Mayor Vince Gray’s campaign manager and self-declared election cop Chuck Thies has a new demand for the District’s mayoral election: No more nicknames. Thies is apparently sick of being asked about “Uncle Earl,” a name that prosecutors allege Mayor Vince Gray called businessman Jeffrey Thompson in order to keep his 2010 support Gray under wraps and that the mayor himself admits he used.
“When did using a nickname become evidence of breaking the law?” he says. “It’s a made-for-Twitter moment brought to you by Jeff Thompson.”
Thompson revealed the soubriquet on Monday when he pleaded guilty to hatching multiple election fraud schemes, including a 2010 plot in which he spent $668,800 to elect Gray without reporting a cent of it to campaign finance authorities. Sure enough, a fictional @UncleEarlDC Twitter account started up on Monday before Thompson even finished entering his plea, and some of Gray’s competitors in the April 1 Democratic primary are now using Thompson’s alias to attack the mayor.
In making their accusation that Gray had direct involvement in the “shadow campaign,” federal prosecutors at Thompson’s hearing said Gray and Thompson had dinner in August 2010, with Gray presenting Thompson with a $425,000 budget for get-out-the-vote operations ahead of his showdown with then-Mayor Adrian Fenty.
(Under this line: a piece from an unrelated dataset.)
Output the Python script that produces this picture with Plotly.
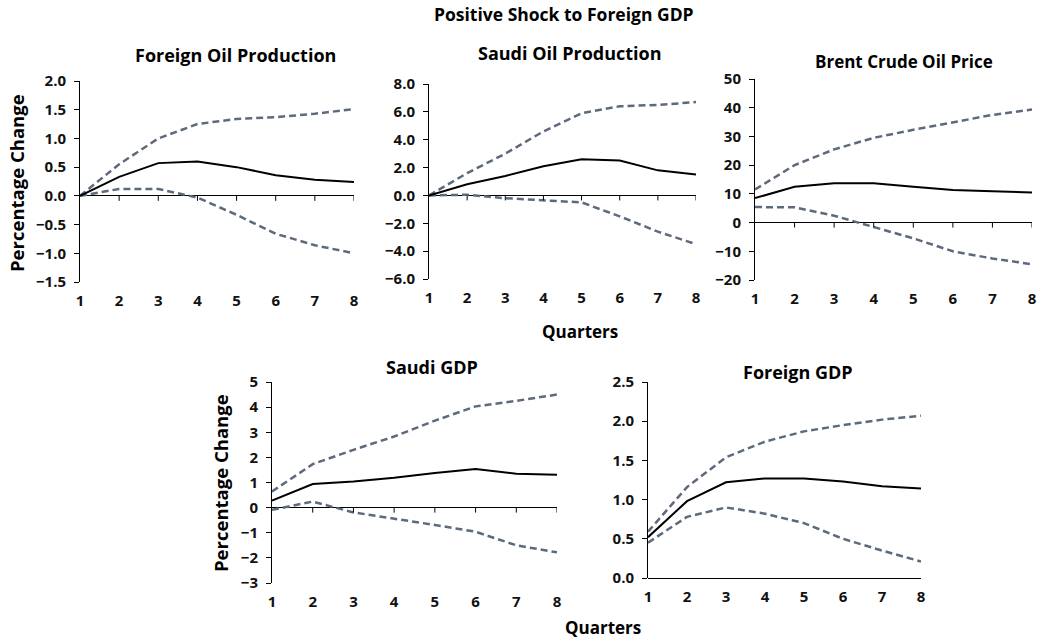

According to prosecutors, Gray ended the conversation by saying, “Thank you, uncle.”
According to Thompson’s statement of offense, Gray and his campaign associates agreed to call Thompson “Uncle Earl”—Earl is Thompson’s middle name—to avoid publicizing his support for Gray’s mayoral bid.
Gray has not been charged with any wrongdoing, but in an interview he gave shortly after Thompson pleaded guilty, the mayor said he called the businessman by the name.
“I thought it was because of him not wanting to be seen as legitimately raising money for my campaign,” Gray told WRC reporter Tom Sherwood. “That’s true. But there was never any illicit secrecy associated with that.”
However, Thies says the Uncle Earl mania is setting a dangerous precedent. In fact, Thies suggests DC politicians and their associates only use proper names going forward.
“I’m afraid to use nicknames,” says the seasoned political operative, whose legal name is Charles Thies, Jr. “My mother is complicit in a crime because she’s been calling me Chuck for 49 years? Good lord.”